Poster Session P9.5 Evaluation of an Alberta Hail Growth Model Using Severe Hail Proximity Soundings in the United States

Wednesday, 6 October 2004
Ryan Jewell, NOAA, Norman, OK; and J. C. Brimelow

Handout (1.1 MB)

A one dimensional hail growth model called “Hailcast” is tested as an operational forecast tool. The model uses observed or forecast soundings as input. Hailcast employs an ensemble method to produces 25 different updraft members,each using a slightly different temperature and dewpoint for the lifted parcel. This method accounts for some of the variability present and uncertainty in choosing a representative parcel temperature and dewpoint.

Hailcast was originally developed to forecast hail in South Africa and Alberta, where hail diameters larger than 2” are rare. In this study, a database of 382 severe (>= 0.75” diameter) hail proximity soundings within the contiguous U.S. was collected from 1997 to 2002. Unlike the Alberta database, this database includes 203 significant (>= 2” diameter) cases. Assuming severe hail of any size is likely, the model shows relatively high skill at delineating between low-end severe (< 2”) and significant (>= 2”) hail.

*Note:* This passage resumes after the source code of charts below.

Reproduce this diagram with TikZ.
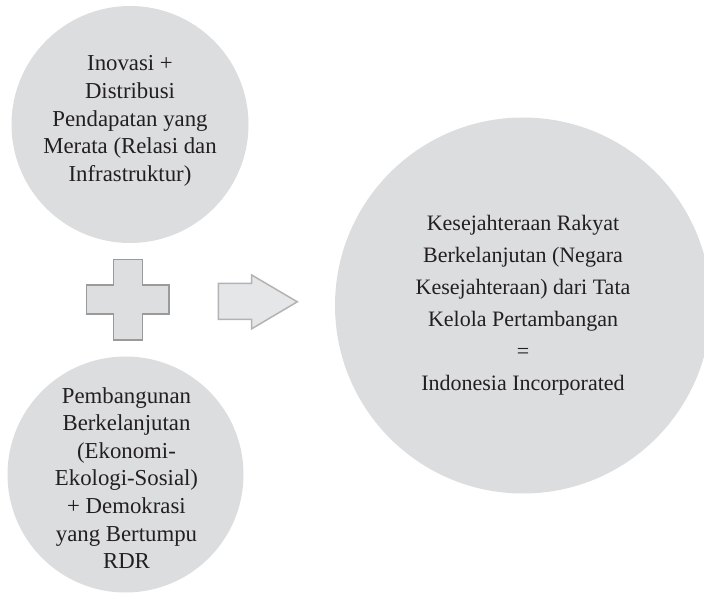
\documentclass[tikz,border=0pt]{standalone}
\usepackage{fontspec}
\setmainfont{Liberation Serif}
\definecolor{circfill}{HTML}{DCDDDF}
\definecolor{plusfill}{HTML}{DDDEE0}
\definecolor{plusline}{HTML}{9A9A9B}
\definecolor{arrfill}{HTML}{E5E6E7}
\definecolor{arrline}{HTML}{B3B3B4}
\definecolor{txt}{HTML}{231F20}
\tikzset{
  bubble/.style={circle, fill=circfill, draw=none, inner sep=0pt, align=center, text=txt},
  smalltext/.style={font=\fontsize{22.8}{27.6}\selectfont},
  bigtext/.style={font=\fontsize{22}{32}\selectfont},
}
\begin{document}
\begin{tikzpicture}[x=1pt,y=-1pt]
\useasboundingbox (0,0) rectangle (704,593);
\clip (0,0) rectangle (704,593);
\node[bubble, minimum size=237pt] (top) at (130,124.5) {};
\node[smalltext, align=center, text=txt] (toptext) at (130,121)
  {Inovasi +\\Distribusi\\Pendapatan yang\\Merata (Relasi dan\\Infrastruktur)};
\node[bubble, minimum size=236pt] (bot) at (125.5,474.5) {};
\node[smalltext, align=center, text=txt] (bottext) at (126.5,478)
  {Pembangunan\\Berkelanjutan\\(Ekonomi-\\Ekologi-Sosial)\\+ Demokrasi\\yang Bertumpu\\RDR};
\node[bubble, bigtext, minimum size=376pt] (big) at (523,305.5)
  {Kesejahteraan Rakyat\\Berkelanjutan (Negara\\Kesejahteraan) dari Tata\\Kelola Pertambangan\\=\\Indonesia Incorporated};
% plus sign
\draw[fill=plusfill, draw=plusline, line width=1.5pt]
  (113.3,259.3) -- (142.7,259.3) -- (142.7,285) -- (169,285) -- (169,314)
  -- (142.7,314) -- (142.7,340) -- (113.3,340) -- (113.3,314) -- (86.7,314)
  -- (86.7,285) -- (113.3,285) -- cycle;
% arrow
\draw[fill=arrfill, draw=arrline, line width=1.5pt, line join=miter]
  (218.3,283.3) -- (251.7,283.3) -- (251.7,275) -- (297.3,301.8)
  -- (251.7,328.8) -- (251.7,319.3) -- (218.3,319.3) -- cycle;
\end{tikzpicture}
\end{document}
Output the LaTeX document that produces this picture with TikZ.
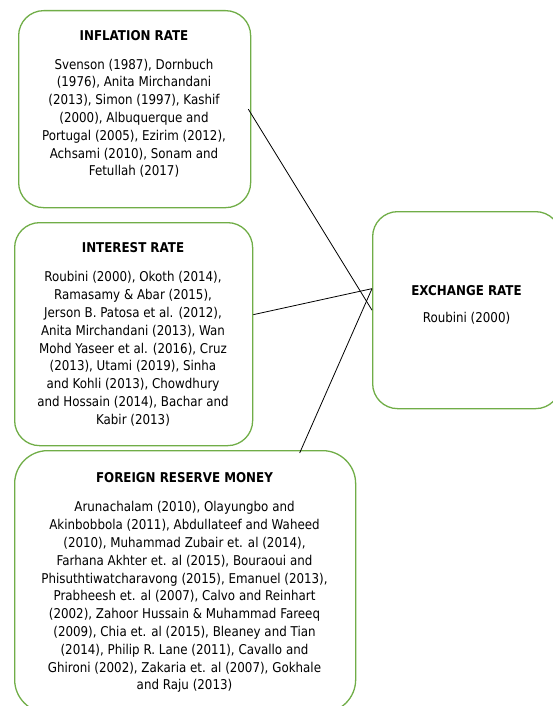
\documentclass[tikz,border=0pt]{standalone}
\usepackage{fontspec}
\setmainfont{DejaVu Sans}[FakeStretch=0.88]
\definecolor{boxgreen}{RGB}{112,173,71}
\begin{document}
\begin{tikzpicture}[x=1pt,y=-1pt,
  box/.style={draw=boxgreen, line width=1.3pt, rounded corners=25pt, inner sep=0pt, anchor=north west},
  ttl/.style={font=\bfseries\fontsize{13.5}{17.8}\selectfont, anchor=base, inner sep=0pt},
  body/.style={font=\fontsize{13.5}{17.8}\selectfont, align=center, anchor=north, inner sep=0pt},
  link/.style={draw=black, line width=0.8pt}]
\useasboundingbox (0,0) rectangle (553,706);
\clip (0,0) rectangle (553,706);
% boxes
\node[box, minimum width=232pt, minimum height=197pt] (infl) at (18,10) {};
\node[box, minimum width=238pt, minimum height=223pt] (int) at (14,222) {};
\node[box, rounded corners=33pt, minimum width=341pt, minimum height=262pt] (fr) at (14,450) {};
\node[box, minimum width=188pt, minimum height=197pt] (ex) at (372,211) {};
% texts
\node[ttl] (inflT) at (134,40.7) {INFLATION RATE};
\node[body] (inflB) at (134,58.7) {Svenson (1987), Dornbuch\\(1976), Anita Mirchandani\\(2013), Simon (1997), Kashif\\(2000), Albuquerque and\\Portugal (2005), Ezirim (2012),\\Achsami (2010), Sonam and\\Fetullah (2017)};
\node[ttl] (intT) at (133,252.3) {INTEREST RATE};
\node[body] (intB) at (133,271.4) {Roubini (2000), Okoth (2014),\\Ramasamy \& Abar (2015),\\Jerson B. Patosa et al. (2012),\\Anita Mirchandani (2013), Wan\\Mohd Yaseer et al. (2016), Cruz\\(2013), Utami (2019), Sinha\\and Kohli (2013), Chowdhury\\and Hossain (2014), Bachar and\\Kabir (2013)};
\node[ttl] (frT) at (184.5,482.3) {FOREIGN RESERVE MONEY};
\node[body] (frB) at (184.5,501.4) {Arunachalam (2010), Olayungbo and\\Akinbobbola (2011), Abdullateef and Waheed\\(2010), Muhammad Zubair et. al (2014),\\Farhana Akhter et. al (2015), Bouraoui and\\Phisuthtiwatcharavong (2015), Emanuel (2013),\\Prabheesh et. al (2007), Calvo and Reinhart\\(2002), Zahoor Hussain \& Muhammad Fareeq\\(2009), Chia et. al (2015), Bleaney and Tian\\(2014), Philip R. Lane (2011), Cavallo and\\Ghironi (2002), Zakaria et. al (2007), Gokhale\\and Raju (2013)};
\node[ttl] (exT) at (466.5,295) {EXCHANGE RATE};
\node[body] (exB) at (466.5,312.4) {Roubini (2000)};
% connectors
\draw[link] ([xshift=-3pt]infl.east) -- (ex.west);
\draw[link] ([yshift=19.5pt]int.east) -- ([yshift=21.5pt]ex.west);
\draw[link] ([xshift=114.5pt,yshift=-3pt]fr.north) -- ([yshift=21.5pt]ex.west);
\end{tikzpicture}
\end{document}
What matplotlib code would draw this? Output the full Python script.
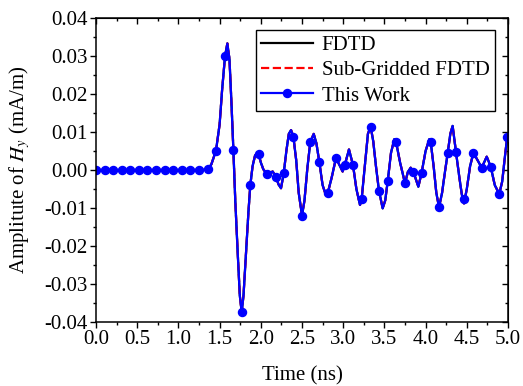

The correlation between observed and forecast maximum hail diameter ranges from 0.65 to 0.74 depending on how reports are filtered. These numbers are in general agreement with past evaluations by Brimelow. Dividing the database into < 2" (NON-SIG) and > 2" (SIG) cases, the model is able to achieve a very high detection rate near 0.89 while falsely detecting SIG hail only 23% of the time. It is noteworthy that the model produces accurate forecasts despite large variability in thermodynamic environments in the U.S. large CAPE ranges), unlike those commonly observed in Alberta.